Depuis le tremblement de terre de mardi, on s'est beaucoup posé la question: pourquoi? Pourquoi tant de souffrance imposée au peuple haïtien? Après la dictature, l'anarchie, la pauvreté, les ouragans, les glissements de terrain, voici qu'un tremblement de terre frappe. Dans un pays disposant de si peu d'infrastructures, si mal organisé, c'est la pire catastrophe naturelle imaginable. Surtout que ce séisme a fait preuve d'une sorte de sadisme: l'aéroport et le port ont été endommagés, ce qui ralentit considérablement l'acheminement de l'aide humanitaire.

Pourquoi? La reconstruction intelligente de Port-au-Prince dépend peut-être de la réponse qu'on donne à cette interrogation.

LA MALÉDICTION - Rejetée catégoriquement par les élites intellectuelles, cette thèse n'en reste pas moins répandue dans la population, dit-on. Les Haïtiens paieraient pour quelque faute commise dans le passé. «Nous pensons qu'Haïti est pauvre, non parce qu'il n'y a pas de ressources dans le pays, mais parce que nous sommes sous la malédiction de Dieu», a déjà soutenu un pasteur local bien connu. «Il n'y a pas de malédiction haïtienne: il n'y a qu'un peuple qui tente de vivre comme d'autres», rétorque Dany Laferrière.

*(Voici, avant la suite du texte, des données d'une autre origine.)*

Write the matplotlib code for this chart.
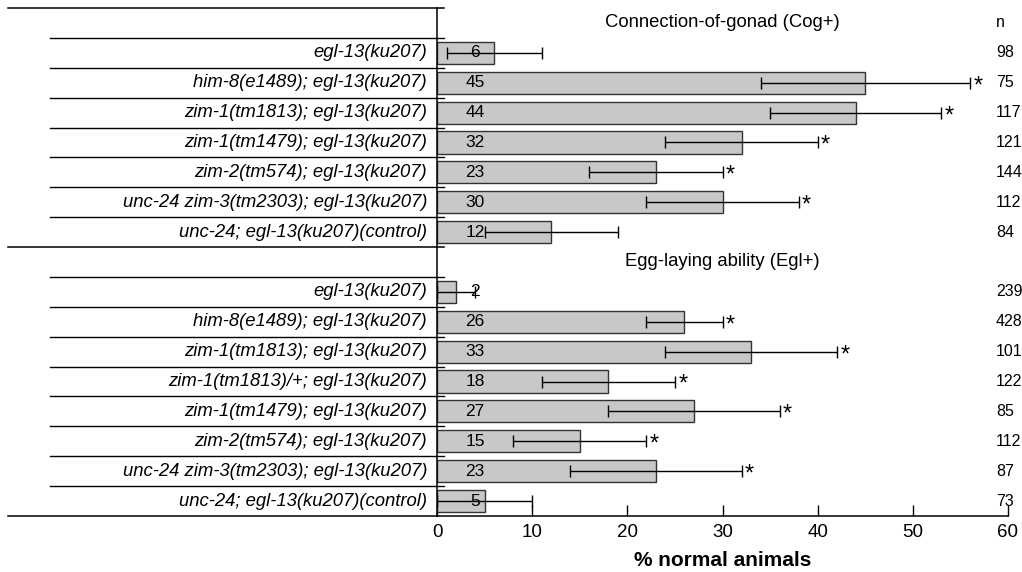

LES ÉTRANGERS - Beaucoup d'Haïtiens et d'observateurs estiment qu'Haïti est surtout victime du pillage et des manigances des puissances étrangères. D'abord la France, qui exigea un prix fort pour consentir à l'indépendance. Ensuite les États-Unis, qui occupèrent le pays de 1915 à 1934 et ne cessent depuis de se mêler de ses affaires (soutien au régime Duvalier, coup d'État contre Aristide). Le romancier Jean Métellus écrit: «La communauté internationale ne s'occupe qu'épisodiquement d'Haïti, essentiellement lorsqu'il y a des morts en grand nombre. Mais elle autorisa (de 1991 à 1994) l'embargo qui engendra une situation économique catastrophique.»

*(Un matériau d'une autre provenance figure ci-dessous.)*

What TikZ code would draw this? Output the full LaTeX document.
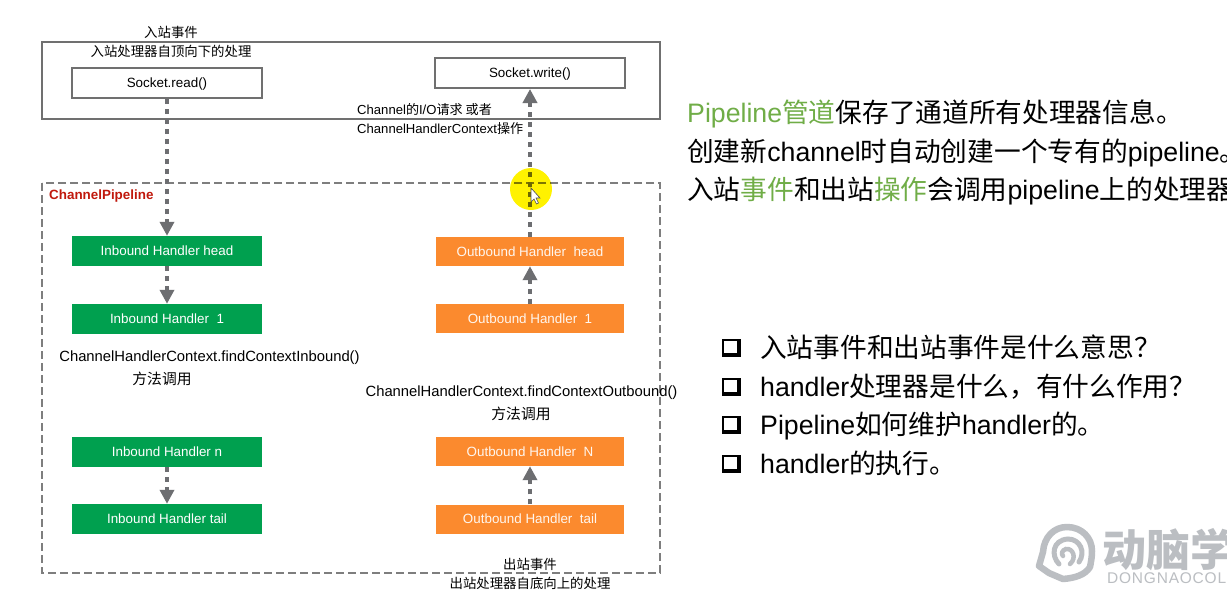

LA BOURGEOISIE - La bourgeoisie haïtienne s'est longtemps contentée de s'enrichir sans se soucier du bien-être de la population ou de la nécessité de doter le pays d'un régime politique et économique plus juste, et donc durable. Même des membres de cette élite la décrivent comme «un clan d'individus aussi fortunés qu'arriérés, culturellement pauvres, brutalement matérialistes, bêtement égoïstes, apatrides, ayant une haine et une peur viscérales du peuple, une vision étroite de l'économie haïtienne et une perception très limitée de la nation», a écrit l'économiste Rose Nesmy Saint-Louis.

Pourquoi? Alors que, de notre pays si confortable, nous voyons les Haïtiens souffrir, la question nous hante.